_DATASET EXTRACT_:
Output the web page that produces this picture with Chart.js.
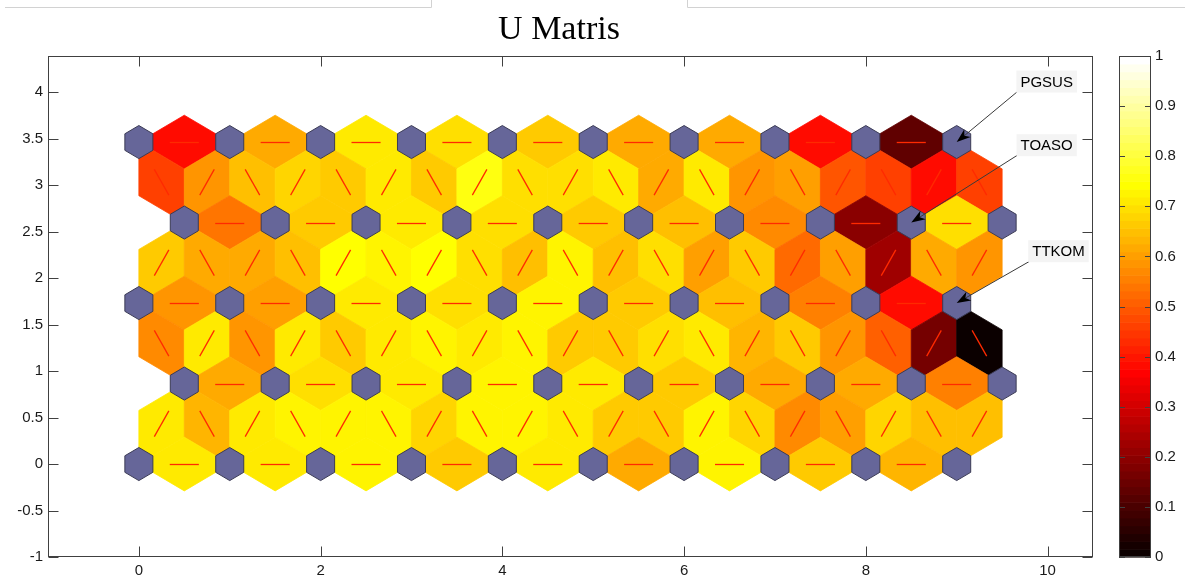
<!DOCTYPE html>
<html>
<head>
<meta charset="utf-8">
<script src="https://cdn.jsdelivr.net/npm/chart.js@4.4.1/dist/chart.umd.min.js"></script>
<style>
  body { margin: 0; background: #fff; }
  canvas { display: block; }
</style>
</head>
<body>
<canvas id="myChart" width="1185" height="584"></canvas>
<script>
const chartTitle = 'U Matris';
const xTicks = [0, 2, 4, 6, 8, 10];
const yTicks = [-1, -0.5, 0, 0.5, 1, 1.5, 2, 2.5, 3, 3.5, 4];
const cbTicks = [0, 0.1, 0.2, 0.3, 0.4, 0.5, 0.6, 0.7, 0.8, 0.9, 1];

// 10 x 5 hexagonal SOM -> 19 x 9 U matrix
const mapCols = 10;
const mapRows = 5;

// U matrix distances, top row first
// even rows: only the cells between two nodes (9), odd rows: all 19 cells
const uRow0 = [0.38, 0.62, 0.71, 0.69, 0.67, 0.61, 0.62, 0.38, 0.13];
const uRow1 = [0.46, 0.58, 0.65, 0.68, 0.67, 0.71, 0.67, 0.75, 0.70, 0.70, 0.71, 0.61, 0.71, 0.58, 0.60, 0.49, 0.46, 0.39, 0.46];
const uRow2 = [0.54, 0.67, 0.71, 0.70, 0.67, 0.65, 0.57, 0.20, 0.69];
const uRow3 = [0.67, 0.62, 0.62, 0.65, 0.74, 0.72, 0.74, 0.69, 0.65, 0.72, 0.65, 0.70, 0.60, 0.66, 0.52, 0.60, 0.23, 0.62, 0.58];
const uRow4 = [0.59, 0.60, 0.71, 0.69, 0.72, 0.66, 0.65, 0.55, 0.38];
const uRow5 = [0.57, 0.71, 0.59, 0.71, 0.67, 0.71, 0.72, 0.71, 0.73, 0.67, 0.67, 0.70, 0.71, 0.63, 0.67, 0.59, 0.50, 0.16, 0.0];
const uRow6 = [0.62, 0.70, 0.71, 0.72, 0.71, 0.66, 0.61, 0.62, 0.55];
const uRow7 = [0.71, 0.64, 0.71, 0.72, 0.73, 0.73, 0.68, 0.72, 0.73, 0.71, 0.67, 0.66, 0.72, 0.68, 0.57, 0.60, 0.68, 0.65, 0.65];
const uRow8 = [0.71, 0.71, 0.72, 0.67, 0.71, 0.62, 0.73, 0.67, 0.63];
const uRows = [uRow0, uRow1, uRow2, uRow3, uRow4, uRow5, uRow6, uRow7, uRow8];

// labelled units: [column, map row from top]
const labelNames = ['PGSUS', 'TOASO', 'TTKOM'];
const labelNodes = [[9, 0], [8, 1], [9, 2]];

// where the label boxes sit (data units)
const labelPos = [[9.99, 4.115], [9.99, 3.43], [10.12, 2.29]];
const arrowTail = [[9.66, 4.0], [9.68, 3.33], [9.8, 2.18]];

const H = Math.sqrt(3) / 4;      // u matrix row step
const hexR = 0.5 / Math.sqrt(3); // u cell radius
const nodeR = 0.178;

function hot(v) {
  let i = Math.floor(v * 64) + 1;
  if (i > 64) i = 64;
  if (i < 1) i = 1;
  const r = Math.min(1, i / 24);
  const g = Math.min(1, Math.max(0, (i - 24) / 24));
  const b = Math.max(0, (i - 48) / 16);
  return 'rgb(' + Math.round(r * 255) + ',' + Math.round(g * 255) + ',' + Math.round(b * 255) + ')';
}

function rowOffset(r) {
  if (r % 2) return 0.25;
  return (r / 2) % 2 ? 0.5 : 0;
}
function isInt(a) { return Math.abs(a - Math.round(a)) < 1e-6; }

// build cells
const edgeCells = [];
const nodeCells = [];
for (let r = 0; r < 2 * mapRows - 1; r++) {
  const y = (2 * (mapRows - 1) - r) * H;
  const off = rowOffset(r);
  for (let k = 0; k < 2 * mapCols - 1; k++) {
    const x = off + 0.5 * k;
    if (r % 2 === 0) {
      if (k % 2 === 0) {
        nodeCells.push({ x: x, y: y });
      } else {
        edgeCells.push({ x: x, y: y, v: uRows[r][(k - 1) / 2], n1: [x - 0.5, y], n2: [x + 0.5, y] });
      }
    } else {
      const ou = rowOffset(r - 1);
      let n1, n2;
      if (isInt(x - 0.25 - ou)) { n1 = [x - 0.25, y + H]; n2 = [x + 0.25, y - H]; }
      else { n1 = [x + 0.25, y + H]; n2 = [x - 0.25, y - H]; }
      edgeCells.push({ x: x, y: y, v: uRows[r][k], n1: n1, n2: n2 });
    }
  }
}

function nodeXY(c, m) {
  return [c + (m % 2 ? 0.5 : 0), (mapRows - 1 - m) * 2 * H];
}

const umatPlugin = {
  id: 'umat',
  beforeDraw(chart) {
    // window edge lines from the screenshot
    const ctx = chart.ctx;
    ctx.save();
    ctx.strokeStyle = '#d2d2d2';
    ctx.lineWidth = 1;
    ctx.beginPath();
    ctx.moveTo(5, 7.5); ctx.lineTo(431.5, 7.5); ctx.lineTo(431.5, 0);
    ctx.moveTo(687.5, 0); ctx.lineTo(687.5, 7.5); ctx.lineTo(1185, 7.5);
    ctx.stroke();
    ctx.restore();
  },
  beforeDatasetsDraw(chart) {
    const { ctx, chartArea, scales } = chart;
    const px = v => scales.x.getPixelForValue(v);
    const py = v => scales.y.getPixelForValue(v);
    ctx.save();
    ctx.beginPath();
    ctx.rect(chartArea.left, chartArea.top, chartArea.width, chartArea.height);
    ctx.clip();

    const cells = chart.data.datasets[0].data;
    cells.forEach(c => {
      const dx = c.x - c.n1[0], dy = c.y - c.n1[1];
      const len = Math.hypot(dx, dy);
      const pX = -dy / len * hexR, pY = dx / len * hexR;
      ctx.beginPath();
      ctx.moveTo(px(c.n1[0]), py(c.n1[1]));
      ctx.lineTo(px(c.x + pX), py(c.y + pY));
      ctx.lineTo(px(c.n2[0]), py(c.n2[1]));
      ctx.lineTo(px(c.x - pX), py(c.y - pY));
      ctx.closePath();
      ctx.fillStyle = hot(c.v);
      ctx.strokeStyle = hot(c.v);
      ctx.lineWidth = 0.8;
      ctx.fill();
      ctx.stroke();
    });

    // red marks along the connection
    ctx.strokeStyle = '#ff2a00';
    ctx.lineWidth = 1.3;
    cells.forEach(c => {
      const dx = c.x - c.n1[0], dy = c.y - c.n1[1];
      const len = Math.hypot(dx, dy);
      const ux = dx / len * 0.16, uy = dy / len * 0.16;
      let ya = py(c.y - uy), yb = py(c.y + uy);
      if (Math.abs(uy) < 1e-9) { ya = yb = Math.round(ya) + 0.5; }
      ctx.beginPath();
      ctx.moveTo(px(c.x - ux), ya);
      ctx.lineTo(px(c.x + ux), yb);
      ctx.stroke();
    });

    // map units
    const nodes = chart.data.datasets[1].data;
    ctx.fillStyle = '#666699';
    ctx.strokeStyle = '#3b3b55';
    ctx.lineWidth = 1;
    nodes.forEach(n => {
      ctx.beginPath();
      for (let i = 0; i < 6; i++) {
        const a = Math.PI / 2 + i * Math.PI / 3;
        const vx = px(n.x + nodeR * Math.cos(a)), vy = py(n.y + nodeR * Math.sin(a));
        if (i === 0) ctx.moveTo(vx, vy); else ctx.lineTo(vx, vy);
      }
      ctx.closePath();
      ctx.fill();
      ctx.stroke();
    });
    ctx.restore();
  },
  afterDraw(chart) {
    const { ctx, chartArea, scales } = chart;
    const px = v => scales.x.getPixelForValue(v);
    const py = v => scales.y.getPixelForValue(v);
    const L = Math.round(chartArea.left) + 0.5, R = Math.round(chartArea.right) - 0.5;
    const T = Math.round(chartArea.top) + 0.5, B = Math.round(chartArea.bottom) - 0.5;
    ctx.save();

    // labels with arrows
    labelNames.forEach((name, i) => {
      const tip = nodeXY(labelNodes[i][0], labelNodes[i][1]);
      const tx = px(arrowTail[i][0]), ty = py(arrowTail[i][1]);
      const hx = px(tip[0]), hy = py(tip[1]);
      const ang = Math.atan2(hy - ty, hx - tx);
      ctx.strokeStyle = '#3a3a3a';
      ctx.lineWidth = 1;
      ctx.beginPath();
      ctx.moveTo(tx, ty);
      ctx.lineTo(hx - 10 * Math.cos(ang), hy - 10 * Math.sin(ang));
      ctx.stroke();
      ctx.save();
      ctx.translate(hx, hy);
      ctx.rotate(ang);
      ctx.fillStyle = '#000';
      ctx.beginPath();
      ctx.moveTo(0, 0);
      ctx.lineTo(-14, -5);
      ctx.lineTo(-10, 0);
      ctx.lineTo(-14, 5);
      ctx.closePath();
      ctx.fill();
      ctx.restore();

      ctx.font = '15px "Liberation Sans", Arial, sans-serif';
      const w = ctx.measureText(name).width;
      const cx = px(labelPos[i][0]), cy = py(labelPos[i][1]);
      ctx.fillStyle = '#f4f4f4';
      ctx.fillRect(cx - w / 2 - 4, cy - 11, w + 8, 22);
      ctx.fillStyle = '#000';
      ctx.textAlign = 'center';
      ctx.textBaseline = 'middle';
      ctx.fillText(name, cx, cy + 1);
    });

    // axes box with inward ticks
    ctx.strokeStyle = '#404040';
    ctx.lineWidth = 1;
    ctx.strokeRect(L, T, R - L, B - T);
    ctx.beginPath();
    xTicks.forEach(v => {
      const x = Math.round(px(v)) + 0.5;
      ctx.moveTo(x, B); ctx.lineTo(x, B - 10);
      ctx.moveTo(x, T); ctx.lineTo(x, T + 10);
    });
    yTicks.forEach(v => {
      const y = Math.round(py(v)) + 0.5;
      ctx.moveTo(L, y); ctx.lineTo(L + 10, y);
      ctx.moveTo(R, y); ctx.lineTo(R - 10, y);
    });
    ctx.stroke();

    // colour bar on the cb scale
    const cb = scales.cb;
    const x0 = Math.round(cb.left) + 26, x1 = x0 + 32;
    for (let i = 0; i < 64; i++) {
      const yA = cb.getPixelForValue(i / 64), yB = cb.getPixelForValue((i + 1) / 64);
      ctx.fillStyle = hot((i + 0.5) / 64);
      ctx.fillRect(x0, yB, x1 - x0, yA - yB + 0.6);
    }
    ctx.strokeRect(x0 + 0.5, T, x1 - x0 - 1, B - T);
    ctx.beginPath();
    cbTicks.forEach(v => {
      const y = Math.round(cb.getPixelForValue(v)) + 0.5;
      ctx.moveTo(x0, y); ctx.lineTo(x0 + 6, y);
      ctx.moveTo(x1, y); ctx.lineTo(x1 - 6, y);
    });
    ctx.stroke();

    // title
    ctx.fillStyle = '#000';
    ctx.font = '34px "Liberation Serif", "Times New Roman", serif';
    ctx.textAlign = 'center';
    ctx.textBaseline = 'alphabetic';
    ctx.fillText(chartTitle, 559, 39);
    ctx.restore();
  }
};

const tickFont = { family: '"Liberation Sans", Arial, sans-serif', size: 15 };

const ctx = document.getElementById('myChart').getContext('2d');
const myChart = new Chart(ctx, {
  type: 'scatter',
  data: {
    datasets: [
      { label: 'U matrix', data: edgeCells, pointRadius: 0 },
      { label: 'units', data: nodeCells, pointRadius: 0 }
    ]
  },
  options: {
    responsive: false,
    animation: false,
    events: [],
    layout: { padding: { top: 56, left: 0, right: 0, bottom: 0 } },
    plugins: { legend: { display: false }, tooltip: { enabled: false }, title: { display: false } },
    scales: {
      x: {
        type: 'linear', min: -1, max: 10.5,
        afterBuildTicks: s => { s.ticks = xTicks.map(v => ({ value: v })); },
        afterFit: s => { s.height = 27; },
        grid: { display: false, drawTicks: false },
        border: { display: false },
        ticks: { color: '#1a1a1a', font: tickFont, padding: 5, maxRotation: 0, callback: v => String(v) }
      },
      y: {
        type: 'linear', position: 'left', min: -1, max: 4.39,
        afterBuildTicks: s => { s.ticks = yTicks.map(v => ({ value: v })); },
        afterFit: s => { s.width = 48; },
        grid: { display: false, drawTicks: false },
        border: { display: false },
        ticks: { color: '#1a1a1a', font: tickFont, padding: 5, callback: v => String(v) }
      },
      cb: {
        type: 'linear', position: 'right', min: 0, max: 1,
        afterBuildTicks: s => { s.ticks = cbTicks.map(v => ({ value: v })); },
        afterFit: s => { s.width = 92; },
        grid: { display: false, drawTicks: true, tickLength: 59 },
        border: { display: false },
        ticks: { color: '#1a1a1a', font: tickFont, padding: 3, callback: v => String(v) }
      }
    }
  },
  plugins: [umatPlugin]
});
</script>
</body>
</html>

_GIVEN PROBLEM_: Everything from the first line of the listing above through the line that contains "const mapRows = 5;" is to be restated word for word, minus the pictures.

_FINISHED EXERCISE_:
Output the web page that produces this picture with Chart.js.
<!DOCTYPE html>
<html>
<head>
<meta charset="utf-8">
<script src="https://cdn.jsdelivr.net/npm/chart.js@4.4.1/dist/chart.umd.min.js"></script>
<style>
  body { margin: 0; background: #fff; }
  canvas { display: block; }
</style>
</head>
<body>
<canvas id="myChart" width="1185" height="584"></canvas>
<script>
const chartTitle = 'U Matris';
const xTicks = [0, 2, 4, 6, 8, 10];
const yTicks = [-1, -0.5, 0, 0.5, 1, 1.5, 2, 2.5, 3, 3.5, 4];
const cbTicks = [0, 0.1, 0.2, 0.3, 0.4, 0.5, 0.6, 0.7, 0.8, 0.9, 1];

// 10 x 5 hexagonal SOM -> 19 x 9 U matrix
const mapCols = 10;
const mapRows = 5;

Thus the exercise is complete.